G21C-07
Continental-scale water fluxes from continuous GPS observations of Earth surface loading

Tuesday, 15 December 2015: 09:30
2002 (Moscone West)
Adrian A Borsa1, Duncan Carr Agnew2 and Daniel R Cayan2, (1)Scripps Institution of Oceanography, La Jolla, CA, United States, (2)University of California San Diego, La Jolla, CA, United States
Abstract:
After more than a decade of observing annual oscillations of Earth's surface from seasonal snow and water loading, continuous GPS is now being used to model time-varying terrestrial water fluxes on the local and regional scale. Although the largest signal is typically due to the seasonal hydrological cycle, GPS can also measure subtle surface deformation caused by sustained wet and dry periods, and to estimate the spatial distribution of the underlying terrestrial water storage changes.
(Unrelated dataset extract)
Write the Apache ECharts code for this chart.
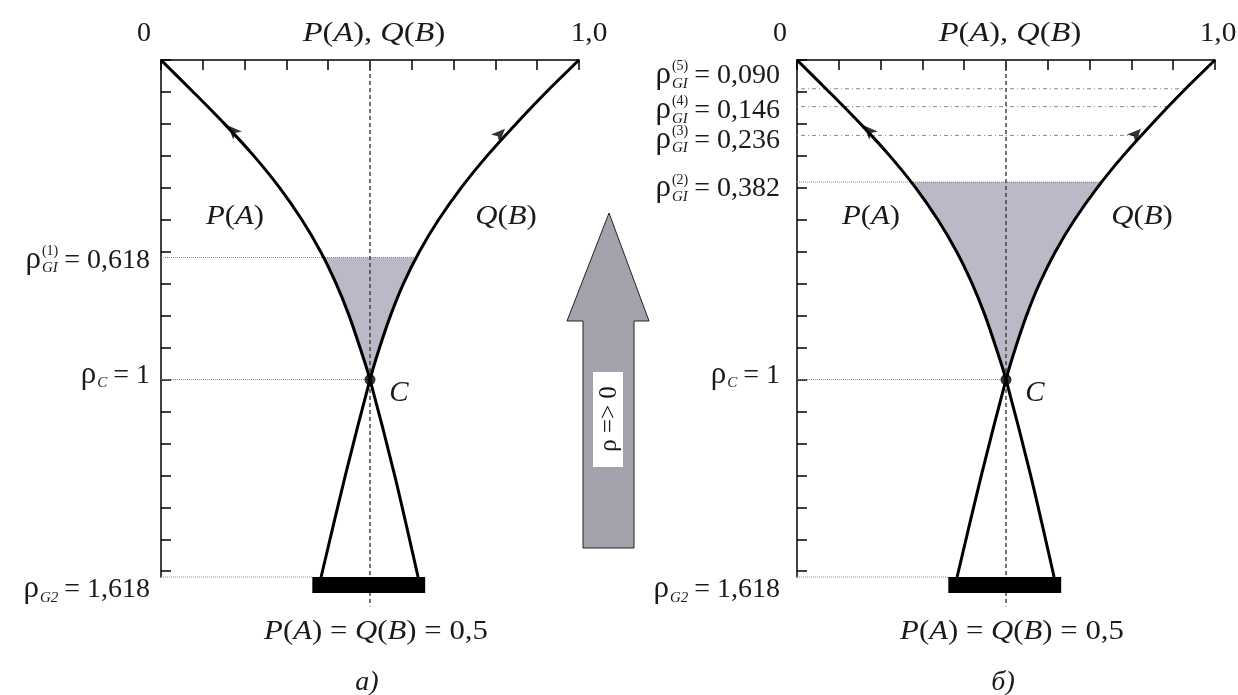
<!DOCTYPE html>
<html>
<head>
<meta charset="utf-8">
<script src="https://cdn.jsdelivr.net/npm/echarts@6/dist/echarts.min.js"></script>
<style>
	html, body { margin: 0; padding: 0; background: #fff; }
	#chart { width: 1238px; height: 695px; }
</style>
</head>
<body>
<div id="chart"></div>
<script>
	// curve readings, rho from top (0) to bottom (1.618)
	var rhoPts = [0, 0.1, 0.2, 0.3, 0.4, 0.5, 0.6, 0.7, 0.8, 0.9, 1.0, 1.3, 1.618]
	var pVals = [0, 0.077, 0.152, 0.222, 0.284, 0.337, 0.382, 0.419, 0.45, 0.476, 0.5, 0.559, 0.615]
	var qVals = [1, 0.922, 0.849, 0.78, 0.718, 0.664, 0.618, 0.58, 0.549, 0.523, 0.5, 0.441, 0.383]

	// upper edge of the shaded zone: [rho, P, Q]
	var shadeTopA = [0.618, 0.388, 0.611]
	var shadeTopB = [0.382, 0.273, 0.728]

	// horizontal guide lines (level, where the line stops on the P/Q axis)
	var levelsA = [0.618, 1, 1.618]
	var levelEndsA = [0.611, 0.5, 0.362]
	var levelsB = [0.09, 0.146, 0.236, 0.382, 1, 1.618]
	var levelEndsB = [0.93, 0.888, 0.823, 0.728, 0.5, 0.362]

	// marks
	var arrowP = [0.16, 0.205]
	var arrowQ = [0.823, 0.215]
	var crossPt = [0.5, 1]
	var barSpan = [0.362, 0.632]
	var barRho = 1.643
	var midLine = [0, 1.71]
	var rhoTicks = [0, 0.1, 0.2, 0.3, 0.4, 0.5, 0.6, 0.7, 0.8, 0.9, 1, 1.1, 1.2, 1.3, 1.4, 1.5, 1.6]

	// tick labels of the rho axis
	var labRhoA = [0.618, 1, 1.618]
	var labSupA = ['(1)', '', '']
	var labSubA = ['GI', 'C', 'G2']
	var labValA = ['0,618', '1', '1,618']
	var labRhoB = [0.09, 0.146, 0.236, 0.382, 1, 1.618]
	var labSupB = ['(5)', '(4)', '(3)', '(2)', '', '']
	var labSubB = ['GI', 'GI', 'GI', 'GI', 'C', 'G2']
	var labValB = ['0,090', '0,146', '0,236', '0,382', '1', '1,618']
	var topLabels = ['0', 'P(A), Q(B)', '1,0']
	var panelNames = ['а)', 'б)']

	var font = '"Liberation Serif", "Times New Roman", serif'
	var shadeColor = '#b9b9c7'

	function curveData(vals) {
		return rhoPts.map(function (r, i) { return [vals[i], r] })
	}

	function shadePoly(top) {
		var pts = [[top[1], top[0]]]
		for (var i = 0; i < rhoPts.length; i++) {
			if (rhoPts[i] > top[0] && rhoPts[i] <= 1) pts.push([pVals[i], rhoPts[i]])
		}
		for (var j = rhoPts.length - 1; j >= 0; j--) {
			if (rhoPts[j] > top[0] && rhoPts[j] < 1) pts.push([qVals[j], rhoPts[j]])
		}
		pts.push([top[2], top[0]])
		return pts
	}

	function panelSeries(gi, levels, ends, top) {
		var list = []
		var poly = shadePoly(top)
		list.push({
			type: 'custom', xAxisIndex: gi, yAxisIndex: gi, data: [[0.5, 0.8]], silent: true, z: 1,
			renderItem: function (params, api) {
				return {
					type: 'polygon',
					shape: { points: poly.map(function (p) { return api.coord(p) }) },
					style: { fill: shadeColor }
				}
			}
		})
		levels.forEach(function (lv, i) {
			list.push({
				type: 'line', xAxisIndex: gi, yAxisIndex: gi, silent: true, symbol: 'none', z: 2, clip: false,
				lineStyle: { color: '#888', width: 1, type: (gi == 1 && lv < 0.3) ? [1, 3, 4, 3] : 'dotted' },
				data: [[0, lv], [ends[i], lv]]
			})
		})
		list.push({
			type: 'line', xAxisIndex: gi, yAxisIndex: gi, silent: true, symbol: 'none', z: 3, clip: false,
			lineStyle: { color: '#444', width: 1.5, type: [4, 3] },
			data: [[0.5, midLine[0]], [0.5, midLine[1]]]
		})
		list.push({
			type: 'line', xAxisIndex: gi, yAxisIndex: gi, silent: true, symbol: 'none', z: 4, clip: false,
			lineStyle: { color: '#000', width: 16, cap: 'butt' },
			data: [[barSpan[0], barRho], [barSpan[1], barRho]]
		})
		;[pVals, qVals].forEach(function (vals) {
			list.push({
				type: 'line', xAxisIndex: gi, yAxisIndex: gi, silent: true, symbol: 'none', z: 5,
				smooth: 0.3, clip: false,
				lineStyle: { color: '#000', width: 3 },
				data: curveData(vals)
			})
		})
		list.push({
			type: 'scatter', xAxisIndex: gi, yAxisIndex: gi, silent: true, z: 6,
			symbol: 'arrow', symbolSize: [9, 14],
			itemStyle: { color: '#000' },
			data: [
				{ value: arrowP, symbolRotate: 44 },
				{ value: arrowQ, symbolRotate: -44 }
			]
		})
		list.push({
			type: 'scatter', xAxisIndex: gi, yAxisIndex: gi, silent: true, z: 6,
			symbol: 'circle', symbolSize: 11,
			itemStyle: { color: '#000' },
			data: [crossPt]
		})
		return list
	}

	function xAx(gi) {
		return {
			type: 'value', gridIndex: gi, position: 'top', min: 0, max: 1, interval: 0.1,
			axisLine: { onZero: false, lineStyle: { color: '#000', width: 1.5 } },
			axisTick: { inside: true, length: 10, lineStyle: { color: '#000', width: 1.5 } },
			axisLabel: { show: false },
			splitLine: { show: false }
		}
	}

	function yAx(gi) {
		return {
			type: 'value', gridIndex: gi, inverse: true, min: 0, max: 1.618, interval: 0.1,
			axisLine: { onZero: false, lineStyle: { color: '#000', width: 1.5 } },
			axisTick: { inside: true, length: 10, customValues: rhoTicks, lineStyle: { color: '#000', width: 1.5 } },
			axisLabel: { show: false },
			splitLine: { show: false }
		}
	}

	var chart = echarts.init(document.getElementById('chart'))
	chart.setOption({
		animation: false,
		backgroundColor: '#fff',
		grid: [
			{ left: 161, top: 60, width: 418, height: 517 },
			{ left: 797, top: 60, width: 418, height: 517 }
		],
		xAxis: [xAx(0), xAx(1)],
		yAxis: [yAx(0), yAx(1)],
		series: panelSeries(0, levelsA, levelEndsA, shadeTopA).concat(panelSeries(1, levelsB, levelEndsB, shadeTopB))
	})

	// text is placed from the axis scales
	var ctx = document.createElement('canvas').getContext('2d')
	function tw(s, size, italic) {
		ctx.font = (italic ? 'italic ' : '') + size + 'px ' + font
		return ctx.measureText(s).width
	}
	function txt(x, y, s, o) {
		o = o || {}
		var st = {
			text: s, fontFamily: font, fontSize: o.size || 27,
			fontStyle: o.italic ? 'italic' : 'normal',
			fill: '#1a1a1a', align: o.align || 'center', verticalAlign: 'middle'
		}
		if (o.rich) st.rich = o.rich
		return {
			type: 'text', x: x, y: y, rotation: o.rot || 0, scaleX: o.sx || 1, silent: true, z: 100,
			style: st
		}
	}
	var mixRich = {
		i: { fontFamily: font, fontSize: 28, fontStyle: 'italic', fill: '#1a1a1a' },
		n: { fontFamily: font, fontSize: 28, fill: '#1a1a1a' }
	}
	function rhoLabel(xr, yc, sup, sub, val) {
		var els = []
		var rest = '= ' + val
		els.push(txt(xr, yc, rest, { align: 'right', size: 28 }))
		var x = xr - tw(rest, 28) - 6
		var bw = Math.max(sup ? tw(sup, 14) : 0, tw(sub, 15, true))
		var bx = x - bw
		if (sup) els.push(txt(bx, yc - 9, sup, { align: 'left', size: 14 }))
		els.push(txt(bx, yc + 8, sub, { align: 'left', size: 15, italic: true }))
		els.push(txt(bx - 1, yc - 1, 'ρ', { align: 'right', size: 31 }))
		return els
	}
	function px(gi, v) {
		return chart.convertToPixel({ gridIndex: gi }, v)
	}

	var labDyA = [3, -4, 13]
	var labDyB = [-13, 4, 5, 7, -4, 13]
	var labDx = [-11, -17]
	var endDx = [10, 3]
	var g = []
	;[0, 1].forEach(function (gi) {
		var p0 = px(gi, [0, 0]), pm = px(gi, [0.5, 0]), p1 = px(gi, [1, 0])
		g.push(txt(p0[0] - 17, 34, topLabels[0], { size: 28 }))
		g.push(txt(pm[0] + 4, 34, '{i|P}{n|(}{i|A}{n|), }{i|Q}{n|(}{i|B}{n|)}', { rich: mixRich, sx: 1.16 }))
		g.push(txt(p1[0] + endDx[gi], 34, topLabels[2], { size: 28, sx: 1.05 }))
		var lp = px(gi, [0, 0.49])
		g.push(txt(lp[0] + 74, lp[1], '{i|P}{n|(}{i|A}{n|)}', { rich: mixRich, sx: 1.1 }))
		g.push(txt(lp[0] + 345, lp[1], '{i|Q}{n|(}{i|B}{n|)}', { rich: mixRich, sx: 1.1 }))
		var c = px(gi, crossPt)
		g.push(txt(c[0] + 29, c[1] + 14, 'C', { italic: true, size: 29 }))
		var b = px(gi, [0.5, barRho])
		g.push(txt(b[0] + 6, 632, '{i|P}{n|(}{i|A}{n|) = }{i|Q}{n|(}{i|B}{n|) = 0,5}', { rich: mixRich, sx: 1.1 }))
		g.push(txt(b[0] - 3, 683, panelNames[gi], { italic: true, size: 28 }))
		var rhos = gi == 0 ? labRhoA : labRhoB
		var sups = gi == 0 ? labSupA : labSupB
		var subs = gi == 0 ? labSubA : labSubB
		var vals = gi == 0 ? labValA : labValB
		var dys = gi == 0 ? labDyA : labDyB
		rhos.forEach(function (r, i) {
			var p = px(gi, [0, r])
			g = g.concat(rhoLabel(p[0] + labDx[gi], p[1] + dys[i], sups[i], subs[i], vals[i]))
		})
	})

	// big arrow between the panels
	g.push({
		type: 'polygon', silent: true, z: 90,
		shape: { points: [[609, 213], [649, 321], [634, 321], [634, 548], [583, 548], [583, 321], [567, 321]] },
		style: { fill: '#a2a2ac', stroke: '#222', lineWidth: 1 }
	})
	g.push({
		type: 'rect', silent: true, z: 91,
		shape: { x: 593, y: 372, width: 30, height: 95 },
		style: { fill: '#fff' }
	})
	g.push(txt(609, 419, 'ρ => 0', { rot: Math.PI / 2, size: 25 }))

	chart.setOption({ graphic: g })
</script>
</body>
</html>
The next frontier is expanding this analysis to the continental scale and paving the way for incorporating GPS models into the National Climate Assessment and into the observational infrastructure for national water resource management. This will require reconciling GPS observations with predictions from hydrological models and with remote sensing observations from a suite of satellite instruments (e.g. GRACE, SMAP, SWOT). The elastic Earth response which transforms surface loads into vertical and horizontal displacements is also responsible for the contamination of loading observations by tectonic and anthropogenic transients, and we discuss these and other challenges to this new application of GPS.